THE NEWS THAT the Woods is shutting its doors this week is a bitter pill, but it isn't entirely a shock. The sumptuous music venue was a dicey proposition to begin with: a music club located in the mellow suburbs of Sellwood, far from the downtown crowds and the hip hangouts of central Eastside. Its owners, Ritchie Young, Vivien Lyon, and Yoni Shpak, were unseasoned in both running a venue and in booking shows, a sometimes cutthroat business where commerce and art collide, and not always prettily. The digs themselves—a funeral home built in 1928—seem too nice for your typical rock show. The stage boasts an actual, honest-to-god piano for bands to use. The furniture and décor are tastefully ornate to the point of making the Woods feel like your grandmother's place, if your grandmother had impossibly cool taste, a fully stocked bar, and a habit of hanging local artists on the walls. The tip jars are birdcages. There's an organ in the bathroom.
In short, the Woods was too good for this world, and while it's an absolute shame that its intimate shows are not going to continue, the finality of its history offers the realization that, yes, during its too-brief two-and-a-half-year run, the Woods was as wonderful a place as it seems in the mind's eye.
Young says, "I think we wanted more of a clubhouse feel for adults, instead of, 'This is a music venue and we sell Red Bull and vodka behind the bar.'" The Woods' adventurous programming encompassed not just concerts, but readings, comedy, and theater. For me, the venue holds no shortage of vivid memories. I saw Island Records producer Joe Boyd read passages from his exceptional memoir of 1960s London, White Bicycles, as Robyn Hitchcock stood next to him, playing the songs Boyd described. I saw blind Oregon songwriter Bob Desper perform his first public show in decades, accompanied by Al James and Jon Neufeld of Dolorean—one of the most uplifting, hopeful sets of music I have ever heard. I danced at DJ Cooky Parker's monthly soul nights. I sat cross-legged on the floor during A Weather's release show. I drunkenly sang karaoke at Baby Ketten, once.

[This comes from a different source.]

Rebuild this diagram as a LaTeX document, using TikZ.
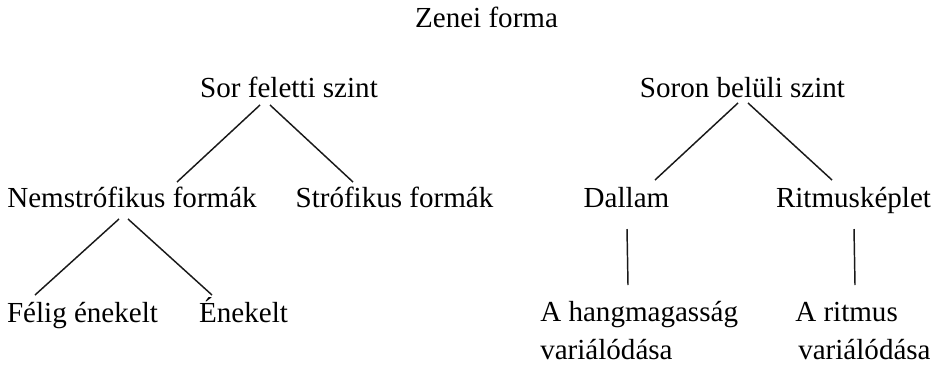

Claybourne Commons, LLC, bought most of the Sellwood block where the Woods is situated, back when Portland real estate was booming. But as the market tumbled, renting it profitably or reselling it was, for the time being, impossible. "One of the reasons why we even got the place is because we were the only date in town, essentially," Young says. "But because we didn't know what we were doing, we just were paying way too much a month. So we fought that with the landlords for two and a half years."
When the opportunity came to renew the lease, the Woods crew attempted to renegotiate. "It's kind of one of those battles that no one can ever win. We wanted to pay less so we could survive, and they wanted us to pay more so they could pay off their mortgage." Now, according to Claybourne Commons' redevelopment proposal on file with the city's Bureau of Development services, their hope is to move the actual building back a block (demolishing a couple houses in the process), and use the prime real estate on SE Milwaukie for development.
Meanwhile, the Woods will go out with a free show from Sallie Ford and the Sound Outside, AgesandAges, and Brothers Young. And a late-night dance party is not out of the question, says Young. "The day that we opened was the day that Michael Jackson died, and the place was creepy and weird. Then as soon as we had people in, we turned Michael Jackson on and everyone danced 'til three in the morning."